Pese a su opulencia, se trata de seres delicados, exquisitos, elegantes. Así las intenta transmitir Campillo, que reconoce que se trata de modelos recogidos de la realidad más cotidiana: ‘A mí me ha servido mucho observar. Estas señoras especialmente voluminosas son mujeres que yo veía en la playa, en el Mar Menor’.

Humilde y directo, como los verdaderos creadores, Campillo no intenta pontificar con su obra ni promover grandes mensajes: ‘No he pretendido nada especial con mi escultura, para mí constituye, simplemente, una necesidad, la necesidad de dejar plasmada una idea y mostrársela a los demás’.

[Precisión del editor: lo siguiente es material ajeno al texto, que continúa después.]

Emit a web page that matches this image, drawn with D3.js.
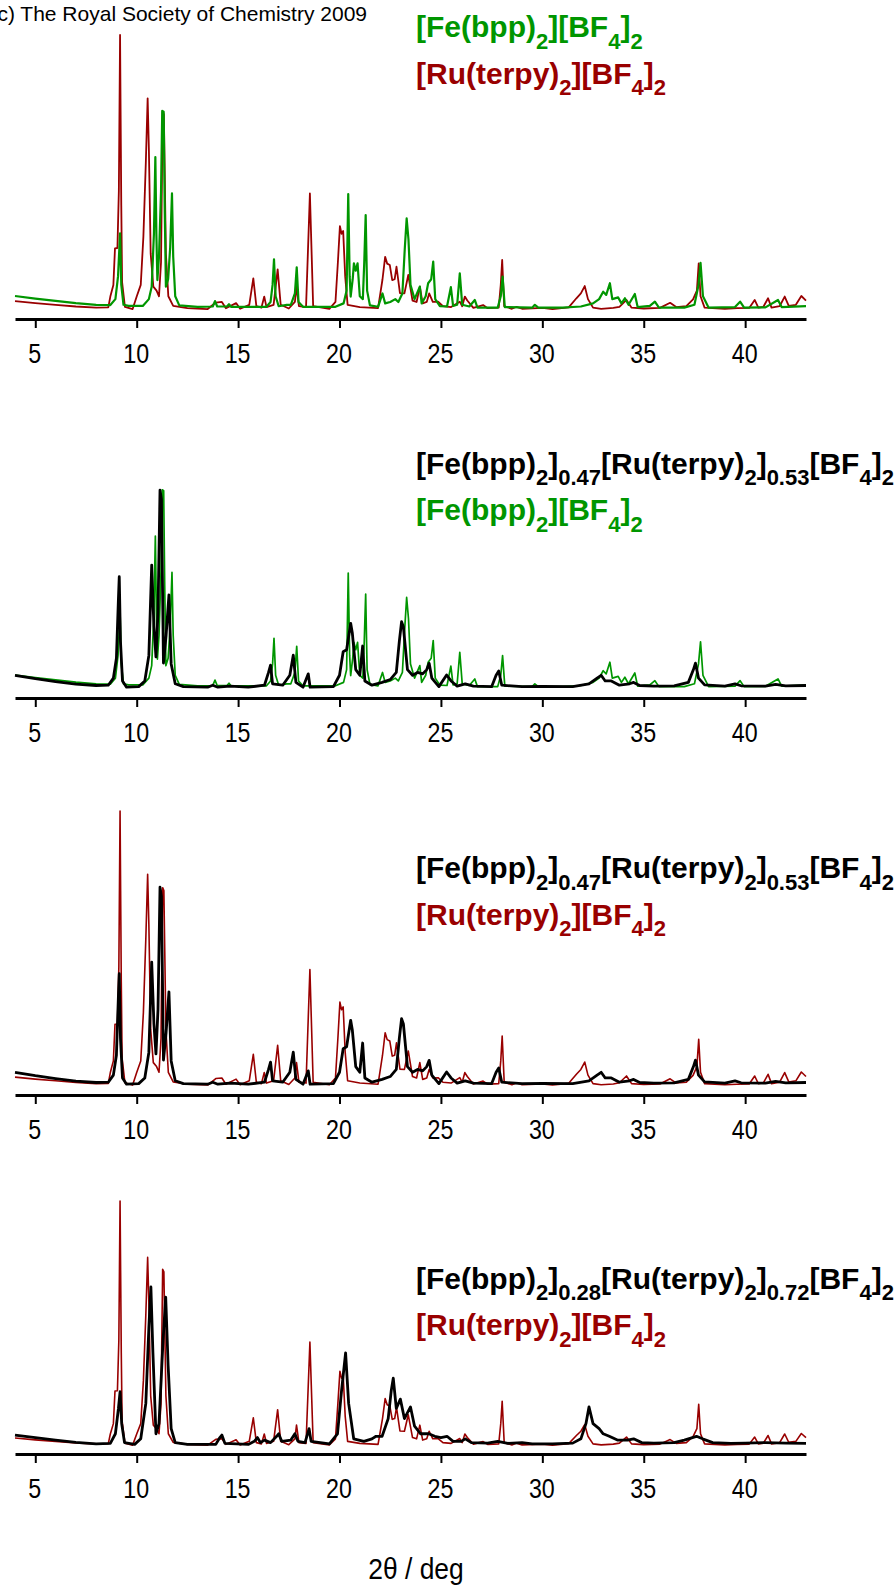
<!DOCTYPE html>
<html>
<head>
<meta charset="utf-8">
<script src="https://cdn.jsdelivr.net/npm/d3@7"></script>
<style>
  html, body { margin: 0; padding: 0; background: #fff; }
  svg { display: block; font-family: "Liberation Sans", Arial, sans-serif; }
</style>
</head>
<body>
<script>
// powder patterns, [2theta (deg), intensity (arb. units)]
const ruTerpy = [
  [4.0, 6.3], [5.0, 5.6], [6.0, 5.0], [7.0, 4.4], [8.0, 4.0], [8.6, 4.1], [8.7, 7.9], [8.85, 12],
  [8.93, 24.9], [9.05, 25], [9.12, 45], [9.18, 100], [9.24, 40], [9.28, 13], [9.42, 4.3], [9.8, 3.5],
  [10.0, 7.9], [10.2, 12], [10.33, 29], [10.45, 55], [10.54, 77.7], [10.6, 60], [10.69, 23],
  [10.82, 11.4], [10.98, 10], [11.1, 8], [11.2, 20], [11.28, 73], [11.34, 72], [11.44, 23],
  [11.56, 8], [11.8, 4.6], [12.5, 3.8], [13.5, 3.5], [13.9, 5.8], [14.2, 6], [14.4, 3.8],
  [14.9, 5.6], [15.1, 3.6], [15.55, 5], [15.75, 14.3], [15.9, 4.5], [16.15, 4], [16.29, 7.9],
  [16.4, 4.2], [16.75, 5], [16.95, 17.5], [17.1, 5], [17.5, 3.7], [17.8, 6], [17.88, 11.4],
  [18.0, 4.5], [18.35, 4.2], [18.54, 44.2], [18.7, 4.5], [19.5, 3.6], [19.8, 6], [19.92, 20],
  [20.02, 32.7], [20.1, 30], [20.18, 31], [20.28, 15], [20.4, 5], [21.0, 4.2], [21.9, 3.8],
  [22.0, 8.4], [22.12, 14], [22.25, 21.9], [22.35, 19.5], [22.48, 19], [22.6, 13.7], [22.72, 14],
  [22.81, 18.4], [22.98, 9.1], [23.2, 9], [23.39, 15.5], [23.6, 6.5], [23.8, 6], [23.96, 11.4],
  [24.1, 5.5], [24.3, 6], [24.42, 9], [24.6, 6], [24.86, 6.1], [25.1, 4.5], [25.5, 4.2],
  [25.93, 6.1], [26.05, 4.5], [26.18, 7.9], [26.3, 6.5], [26.6, 3.9], [27.08, 4.9], [27.3, 3.8],
  [27.85, 4], [27.95, 12], [28.02, 20.8], [28.12, 4.5], [28.5, 3.6], [28.73, 4.3], [29.0, 3.6],
  [30.0, 3.9], [30.5, 3.5], [31.3, 4.1], [31.68, 7.3], [31.9, 9], [32.09, 11.6], [32.25, 7],
  [32.5, 4], [32.9, 3.6], [33.5, 3.9], [33.8, 4.3], [34.15, 6.7], [34.4, 4], [35.0, 3.7],
  [35.8, 3.9], [36.3, 5.7], [36.6, 4.2], [37.1, 4.5], [37.43, 6.9], [37.62, 10], [37.71, 19.6],
  [37.8, 8], [38.0, 4], [39.0, 3.6], [39.6, 3.8], [40.2, 3.9], [40.47, 6.7], [40.65, 4],
  [40.9, 4.3], [41.13, 7.3], [41.3, 4], [41.7, 4.5], [41.95, 7.9], [42.15, 4.6], [42.5, 5],
  [42.77, 8.1], [43.0, 6.5]
];

const feBpp = [
  [4.0, 8.1], [5.0, 7.2], [6.0, 6.4], [7.0, 5.6], [8.0, 5.0], [8.7, 4.9], [8.95, 7], [9.08, 15],
  [9.18, 30.2], [9.24, 12], [9.35, 5], [9.6, 4.6], [10.3, 4.6], [10.6, 7], [10.74, 11.4],
  [10.85, 30], [10.92, 57], [10.97, 30], [11.02, 13.7], [11.1, 22], [11.2, 45], [11.26, 73.3],
  [11.33, 73], [11.38, 40], [11.44, 11.4], [11.55, 14], [11.65, 25], [11.74, 44.2], [11.8, 22],
  [11.9, 8], [12.1, 4.8], [13.0, 4.3], [13.75, 4.4], [13.86, 6.3], [13.97, 4.4], [14.45, 4.4],
  [14.55, 5.2], [14.65, 4.3], [16.4, 4.3], [16.6, 6], [16.7, 12], [16.77, 21], [16.85, 8],
  [17.0, 4.5], [17.4, 5], [17.6, 5], [17.8, 9], [17.89, 18.2], [17.98, 6], [18.2, 4.3],
  [19.8, 4.3], [20.2, 5.5], [20.35, 10], [20.43, 44], [20.5, 15], [20.55, 7.9], [20.65, 14],
  [20.71, 19.6], [20.8, 17], [20.89, 19.6], [21.0, 8], [21.15, 7], [21.22, 20], [21.29, 36.6],
  [21.36, 10], [21.5, 4.8], [21.9, 4.3], [22.12, 9], [22.25, 5.5], [22.5, 6], [22.75, 7],
  [22.9, 6], [23.1, 9], [23.22, 25], [23.31, 35.4], [23.4, 28], [23.5, 12], [23.7, 7],
  [23.96, 11.4], [24.05, 5.5], [24.25, 8], [24.37, 12.6], [24.52, 14], [24.62, 20.2], [24.72, 7],
  [24.95, 4.5], [25.3, 4.4], [25.49, 11.2], [25.6, 4.6], [25.8, 5], [25.93, 16.1], [26.05, 5],
  [26.4, 4.4], [26.67, 6.7], [26.8, 4], [27.8, 4], [27.95, 8], [28.04, 14.9], [28.15, 4.2],
  [29.5, 4], [29.63, 5], [29.8, 4], [31.0, 4], [31.9, 4.4], [32.5, 5.5], [32.8, 7], [33.0, 9.6],
  [33.15, 8.5], [33.33, 12.6], [33.45, 7], [33.74, 7.6], [33.9, 5.5], [34.07, 7.3], [34.25, 5],
  [34.56, 8.8], [34.7, 4.2], [35.3, 4.6], [35.55, 6.1], [35.75, 4], [37.0, 4], [37.5, 5],
  [37.7, 12], [37.8, 19.8], [37.92, 8], [38.2, 4], [39.5, 4.2], [39.75, 6.1], [39.95, 4],
  [41.0, 4.1], [41.62, 6.7], [41.8, 4.2], [43.0, 4.5]
];

const mix047 = [
  [4.0, 8], [5.0, 6.8], [6.0, 5.8], [7.0, 4.9], [8.0, 4.4], [8.6, 4.5], [8.85, 7], [9.0, 14],
  [9.1, 35], [9.14, 42.7], [9.2, 20], [9.3, 6], [9.5, 3.8], [10.1, 4], [10.4, 6], [10.6, 15],
  [10.74, 46.8], [10.85, 25], [10.95, 14.5], [11.05, 30], [11.15, 73.2], [11.22, 70],
  [11.32, 12.3], [11.45, 22], [11.59, 36.3], [11.7, 12], [11.9, 5], [12.3, 4], [13.5, 3.8],
  [13.75, 4.5], [14.0, 3.8], [14.6, 4.2], [15.5, 3.8], [16.3, 4.5], [16.5, 9], [16.6, 11.6],
  [16.7, 5], [17.2, 4.5], [17.55, 8], [17.72, 15.1], [17.85, 5.5], [18.2, 3.8], [18.46, 8.5],
  [18.55, 3.8], [19.7, 4], [20.0, 8], [20.18, 16.3], [20.35, 17], [20.55, 26.3], [20.63, 23],
  [20.8, 10], [21.0, 8], [21.14, 18.3], [21.25, 6], [21.6, 4.5], [22.1, 5.5], [22.5, 6.5],
  [22.8, 9], [22.95, 20], [23.06, 26.9], [23.15, 25], [23.35, 10], [23.6, 8], [23.85, 9],
  [24.1, 8.5], [24.3, 10], [24.42, 12.2], [24.55, 7], [24.9, 4], [25.28, 8.1], [25.5, 6],
  [25.8, 4.2], [26.2, 5], [26.6, 4.2], [27.5, 4], [27.72, 8], [27.85, 9.5], [28.0, 4.5],
  [29.0, 4], [30.0, 4.1], [31.5, 4], [32.3, 5], [32.7, 7], [32.9, 8], [33.1, 6], [33.4, 6],
  [33.8, 4.5], [34.3, 5], [34.5, 5.5], [34.8, 4.4], [35.5, 4.2], [36.5, 4.3], [37.2, 5.5],
  [37.45, 10], [37.55, 12.3], [37.7, 7], [38.0, 4.6], [39.0, 4.2], [39.5, 5], [39.8, 4.3],
  [41.0, 4.2], [41.5, 4.8], [42.0, 4.3], [43.0, 4.4]
];

const mix028 = [
  [4.0, 7.5], [5.0, 6.5], [6.0, 5.5], [7.0, 4.6], [8.0, 4.0], [8.7, 4.2], [8.95, 8], [9.1, 18],
  [9.18, 24.6], [9.26, 12], [9.4, 4.5], [9.9, 3.8], [10.2, 6], [10.45, 20], [10.6, 50],
  [10.7, 66], [10.8, 40], [10.95, 8], [11.1, 12], [11.3, 45], [11.43, 62], [11.55, 35],
  [11.7, 10], [11.9, 4.5], [12.5, 3.8], [13.9, 3.8], [14.1, 6.5], [14.2, 7.5], [14.35, 4.2],
  [15.5, 3.8], [15.8, 5], [15.95, 6.5], [16.1, 4.5], [16.3, 5.5], [16.6, 4.5], [16.9, 7],
  [17.0, 8], [17.15, 5], [17.6, 5.5], [17.8, 8], [17.95, 5], [18.3, 4.5], [18.5, 10],
  [18.6, 5], [19.5, 4], [19.9, 8], [20.1, 25], [20.3, 40], [20.45, 20], [20.7, 6], [21.2, 5],
  [21.6, 6], [21.8, 7], [22.1, 7], [22.4, 14], [22.55, 25], [22.65, 30], [22.8, 18],
  [23.0, 21.7], [23.2, 14], [23.5, 18.6], [23.7, 11], [24.0, 8], [24.4, 8], [24.7, 7],
  [25.0, 6.5], [25.3, 7], [25.6, 5], [26.0, 5], [26.2, 6], [26.5, 4.5], [27.3, 4.3],
  [27.8, 5], [28.3, 4.2], [29.0, 4.5], [29.5, 4], [30.5, 4], [31.5, 4.3], [31.9, 6],
  [32.15, 12], [32.3, 18.6], [32.5, 12], [32.8, 10], [33.0, 8], [33.3, 7], [33.7, 5.5],
  [34.2, 5.5], [34.5, 6], [34.9, 4.5], [35.5, 4.3], [36.5, 4.5], [37.0, 5.5], [37.4, 6.5],
  [37.6, 7], [37.9, 6], [38.4, 4.5], [39.3, 4.2], [40.0, 4.3], [41.0, 4.5], [42.0, 4.3],
  [43.0, 4.2]
];

const tickValues = [5, 10, 15, 20, 25, 30, 35, 40];

// legend strings: [text, isSubscript]
const labelFe = [['[Fe(bpp)', 0], ['2', 1], ['][BF', 0], ['4', 1], [']', 0], ['2', 1]];
const labelRu = [['[Ru(terpy)', 0], ['2', 1], ['][BF', 0], ['4', 1], [']', 0], ['2', 1]];
const labelMix047 = [['[Fe(bpp)', 0], ['2', 1], [']', 0], ['0.47', 1], ['[Ru(terpy)', 0], ['2', 1],
  [']', 0], ['0.53', 1], ['[BF', 0], ['4', 1], [']', 0], ['2', 1]];
const labelMix028 = [['[Fe(bpp)', 0], ['2', 1], [']', 0], ['0.28', 1], ['[Ru(terpy)', 0], ['2', 1],
  [']', 0], ['0.72', 1], ['[BF', 0], ['4', 1], [']', 0], ['2', 1]];

const RED = '#990000';
const GREEN = '#009600';
const BLACK = '#000000';

const width = 894;
const height = 1587;

const svg = d3.select('body').append('svg')
  .attr('width', width)
  .attr('height', height);

const x = d3.scaleLinear().domain([4, 43]).range([15, 806]);

const panels = [
  {
    axisY: 319, unit: 2.84,
    layers: [{ data: ruTerpy, color: RED, w: 1.8 }, { data: feBpp, color: GREEN, w: 2.2 }],
    legend: [{ parts: labelFe, color: GREEN, y: 37 }, { parts: labelRu, color: RED, y: 83.5 }],
  },
  {
    axisY: 698, unit: 2.84,
    layers: [{ data: feBpp, color: GREEN, w: 1.7 }, { data: mix047, color: BLACK, w: 2.8 }],
    legend: [{ parts: labelMix047, color: BLACK, y: 473.5 }, { parts: labelFe, color: GREEN, y: 520 }],
  },
  {
    axisY: 1095, unit: 2.84,
    layers: [{ data: ruTerpy, color: RED, w: 1.6 }, { data: mix047, color: BLACK, w: 2.8 }],
    legend: [{ parts: labelMix047, color: BLACK, y: 878 }, { parts: labelRu, color: RED, y: 924.5 }],
  },
  {
    axisY: 1454, unit: 2.53,
    layers: [{ data: ruTerpy, color: RED, w: 1.6 }, { data: mix028, color: BLACK, w: 2.8 }],
    legend: [{ parts: labelMix028, color: BLACK, y: 1288.5 }, { parts: labelRu, color: RED, y: 1335 }],
  },
];

function drawLegend(g, item) {
  const text = g.append('text')
    .attr('x', 416)
    .attr('y', item.y)
    .attr('fill', item.color)
    .style('font-weight', 'bold')
    .style('font-size', '30px');
  let shifted = false;
  item.parts.forEach(([str, sub]) => {
    const t = text.append('tspan').text(str);
    if (sub && !shifted) {
      t.attr('dy', 11.5).style('font-size', '22px');
      shifted = true;
    } else if (sub) {
      t.style('font-size', '22px');
    } else if (shifted) {
      t.attr('dy', -11.5);
      shifted = false;
    }
  });
}

panels.forEach((p) => {
  const y = d3.scaleLinear().domain([0, 100]).range([p.axisY, p.axisY - 100 * p.unit]);
  const line = d3.line().x(d => x(d[0])).y(d => y(d[1]));
  const g = svg.append('g').attr('class', 'panel');

  p.layers.forEach((layer) => {
    g.append('path')
      .datum(layer.data)
      .attr('fill', 'none')
      .attr('stroke', layer.color)
      .attr('stroke-width', layer.w)
      .attr('stroke-linejoin', 'round')
      .attr('d', line);
  });

  const axis = g.append('g')
    .attr('transform', `translate(0, ${p.axisY})`)
    .call(d3.axisBottom(x).tickValues(tickValues).tickSize(9).tickSizeOuter(0).tickPadding(15.5));
  axis.select('.domain').attr('stroke', '#000').attr('stroke-width', 3);
  axis.selectAll('.tick line').attr('stroke', '#000').attr('stroke-width', 2);
  axis.selectAll('.tick text')
    .attr('fill', '#000')
    .attr('transform', 'translate(-1,0) scale(0.83,1)')
    .style('font-family', '"Liberation Sans", Arial, sans-serif')
    .style('font-size', '28px');

  p.legend.forEach(item => drawLegend(g, item));
});

svg.append('text')
  .attr('x', 367)
  .attr('y', 21)
  .attr('text-anchor', 'end')
  .style('font-size', '21px')
  .text('(c) The Royal Society of Chemistry 2009');

svg.append('text')
  .attr('x', 416)
  .attr('y', 1579)
  .attr('text-anchor', 'middle')
  .attr('transform', 'translate(416,0) scale(0.88,1) translate(-416,0)')
  .style('font-size', '30px')
  .text('2θ / deg');
</script>
</body>
</html>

Sus manos son fuertes, nervudas, precisas, curtidas a golpe de escoplo y de cincel. Liberadoras constantes de una materia que parece negarse a que alguien irrumpa en su esencia, en ese ser que se empeñan en ocultar en su interior con especial celo hasta que manos como esas lo hacen aflorar.

Asegura que esculpe porque siente necesidad de ello, pero no pretende agradar al espectador: ‘Nunca he hecho nada para intentar agradar a nadie’, afirma Campillo, que asegura que ‘Mi escultura, como ocurre en la obra de cualquier artista, es un reflejo de mi personalidad’.